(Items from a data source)
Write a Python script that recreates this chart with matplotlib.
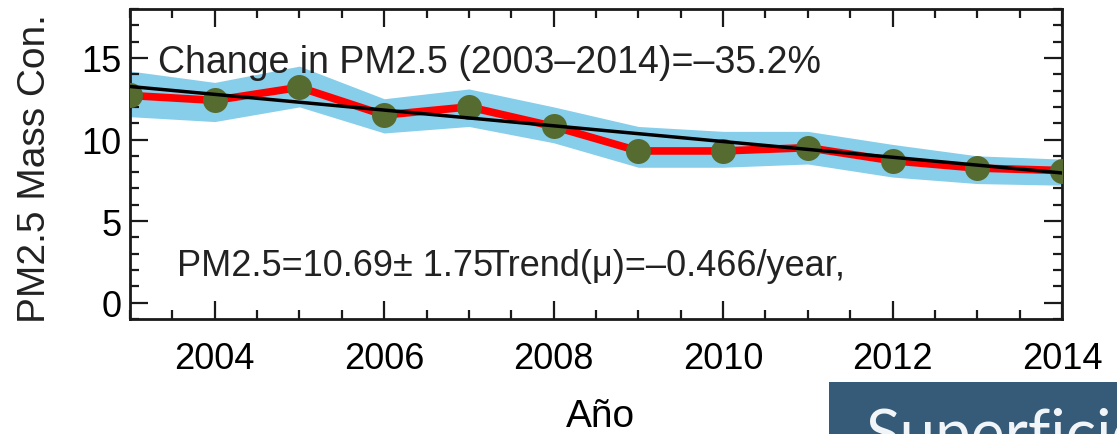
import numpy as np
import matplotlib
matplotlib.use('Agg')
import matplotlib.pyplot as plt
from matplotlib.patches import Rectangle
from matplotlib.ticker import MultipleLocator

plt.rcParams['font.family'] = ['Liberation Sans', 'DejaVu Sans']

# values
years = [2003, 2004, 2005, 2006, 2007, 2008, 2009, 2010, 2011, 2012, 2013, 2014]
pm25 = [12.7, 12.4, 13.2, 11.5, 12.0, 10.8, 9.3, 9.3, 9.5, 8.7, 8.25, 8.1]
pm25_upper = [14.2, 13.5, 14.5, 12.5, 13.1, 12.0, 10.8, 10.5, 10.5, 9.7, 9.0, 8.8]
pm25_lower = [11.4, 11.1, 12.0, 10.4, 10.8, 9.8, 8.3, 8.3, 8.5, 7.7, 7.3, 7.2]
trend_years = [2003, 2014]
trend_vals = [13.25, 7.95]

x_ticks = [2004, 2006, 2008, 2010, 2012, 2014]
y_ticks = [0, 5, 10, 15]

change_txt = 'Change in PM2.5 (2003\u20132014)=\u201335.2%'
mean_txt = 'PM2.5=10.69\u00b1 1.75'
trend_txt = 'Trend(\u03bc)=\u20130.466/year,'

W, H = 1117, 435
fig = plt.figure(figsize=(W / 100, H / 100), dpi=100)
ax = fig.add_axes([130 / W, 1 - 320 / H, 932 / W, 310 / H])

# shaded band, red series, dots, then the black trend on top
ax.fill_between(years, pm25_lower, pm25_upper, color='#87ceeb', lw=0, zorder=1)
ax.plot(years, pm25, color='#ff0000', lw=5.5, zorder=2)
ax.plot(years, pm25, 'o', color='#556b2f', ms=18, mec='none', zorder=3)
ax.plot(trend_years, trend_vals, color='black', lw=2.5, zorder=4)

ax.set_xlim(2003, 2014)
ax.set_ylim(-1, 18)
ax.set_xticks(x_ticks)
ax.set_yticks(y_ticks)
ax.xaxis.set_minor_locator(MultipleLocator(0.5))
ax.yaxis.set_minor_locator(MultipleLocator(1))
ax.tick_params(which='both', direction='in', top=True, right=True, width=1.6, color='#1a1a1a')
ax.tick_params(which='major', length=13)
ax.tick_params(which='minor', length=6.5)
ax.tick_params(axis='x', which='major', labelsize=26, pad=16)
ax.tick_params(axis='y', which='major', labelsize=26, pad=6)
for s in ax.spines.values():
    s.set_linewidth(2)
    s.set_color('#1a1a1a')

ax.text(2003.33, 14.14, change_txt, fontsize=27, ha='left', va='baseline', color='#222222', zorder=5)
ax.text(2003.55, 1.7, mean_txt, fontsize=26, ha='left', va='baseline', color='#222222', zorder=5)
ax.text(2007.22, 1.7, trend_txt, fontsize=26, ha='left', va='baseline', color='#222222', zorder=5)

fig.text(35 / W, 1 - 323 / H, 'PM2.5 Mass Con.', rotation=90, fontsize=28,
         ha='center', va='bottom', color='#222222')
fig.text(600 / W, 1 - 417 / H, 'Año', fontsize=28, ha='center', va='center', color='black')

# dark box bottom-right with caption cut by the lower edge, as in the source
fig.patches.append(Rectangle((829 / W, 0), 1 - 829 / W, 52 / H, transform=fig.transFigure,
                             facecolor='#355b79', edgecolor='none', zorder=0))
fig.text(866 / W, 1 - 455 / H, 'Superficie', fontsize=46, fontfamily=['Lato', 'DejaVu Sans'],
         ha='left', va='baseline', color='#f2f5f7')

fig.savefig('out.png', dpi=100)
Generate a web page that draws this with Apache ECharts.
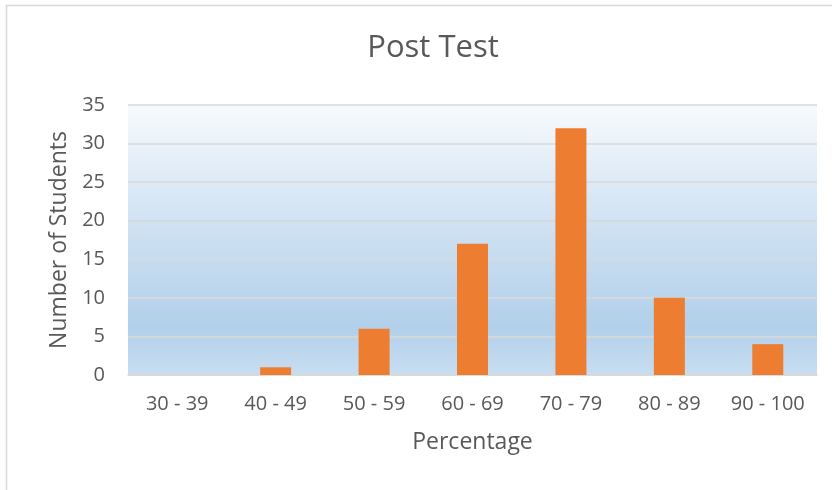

§ Required work
Without the pictures, transcribe the listing above exactly.

§ Result
Write a Python script that recreates this chart with matplotlib.
import numpy as np
import matplotlib
matplotlib.use('Agg')
import matplotlib.pyplot as plt
from matplotlib.patches import Rectangle
from matplotlib.ticker import MultipleLocator

plt.rcParams['font.family'] = ['Liberation Sans', 'DejaVu Sans']

# values
years = [2003, 2004, 2005, 2006, 2007, 2008, 2009, 2010, 2011, 2012, 2013, 2014]
pm25 = [12.7, 12.4, 13.2, 11.5, 12.0, 10.8, 9.3, 9.3, 9.5, 8.7, 8.25, 8.1]
pm25_upper = [14.2, 13.5, 14.5, 12.5, 13.1, 12.0, 10.8, 10.5, 10.5, 9.7, 9.0, 8.8]
pm25_lower = [11.4, 11.1, 12.0, 10.4, 10.8, 9.8, 8.3, 8.3, 8.5, 7.7, 7.3, 7.2]
trend_years = [2003, 2014]
trend_vals = [13.25, 7.95]

x_ticks = [2004, 2006, 2008, 2010, 2012, 2014]
y_ticks = [0, 5, 10, 15]

change_txt = 'Change in PM2.5 (2003\u20132014)=\u201335.2%'
mean_txt = 'PM2.5=10.69\u00b1 1.75'
trend_txt = 'Trend(\u03bc)=\u20130.466/year,'

W, H = 1117, 435
fig = plt.figure(figsize=(W / 100, H / 100), dpi=100)
ax = fig.add_axes([130 / W, 1 - 320 / H, 932 / W, 310 / H])

# shaded band, red series, dots, then the black trend on top
ax.fill_between(years, pm25_lower, pm25_upper, color='#87ceeb', lw=0, zorder=1)
ax.plot(years, pm25, color='#ff0000', lw=5.5, zorder=2)
ax.plot(years, pm25, 'o', color='#556b2f', ms=18, mec='none', zorder=3)
ax.plot(trend_years, trend_vals, color='black', lw=2.5, zorder=4)

ax.set_xlim(2003, 2014)
ax.set_ylim(-1, 18)
ax.set_xticks(x_ticks)
ax.set_yticks(y_ticks)
ax.xaxis.set_minor_locator(MultipleLocator(0.5))
ax.yaxis.set_minor_locator(MultipleLocator(1))
ax.tick_params(which='both', direction='in', top=True, right=True, width=1.6, color='#1a1a1a')
ax.tick_params(which='major', length=13)
ax.tick_params(which='minor', length=6.5)
ax.tick_params(axis='x', which='major', labelsize=26, pad=16)
ax.tick_params(axis='y', which='major', labelsize=26, pad=6)
for s in ax.spines.values():
    s.set_linewidth(2)
    s.set_color('#1a1a1a')

ax.text(2003.33, 14.14, change_txt, fontsize=27, ha='left', va='baseline', color='#222222', zorder=5)
ax.text(2003.55, 1.7, mean_txt, fontsize=26, ha='left', va='baseline', color='#222222', zorder=5)
ax.text(2007.22, 1.7, trend_txt, fontsize=26, ha='left', va='baseline', color='#222222', zorder=5)

fig.text(35 / W, 1 - 323 / H, 'PM2.5 Mass Con.', rotation=90, fontsize=28,
         ha='center', va='bottom', color='#222222')
fig.text(600 / W, 1 - 417 / H, 'Año', fontsize=28, ha='center', va='center', color='black')

# dark box bottom-right with caption cut by the lower edge, as in the source
fig.patches.append(Rectangle((829 / W, 0), 1 - 829 / W, 52 / H, transform=fig.transFigure,
                             facecolor='#355b79', edgecolor='none', zorder=0))
fig.text(866 / W, 1 - 455 / H, 'Superficie', fontsize=46, fontfamily=['Lato', 'DejaVu Sans'],
         ha='left', va='baseline', color='#f2f5f7')

fig.savefig('out.png', dpi=100)
Generate a web page that draws this with Apache ECharts.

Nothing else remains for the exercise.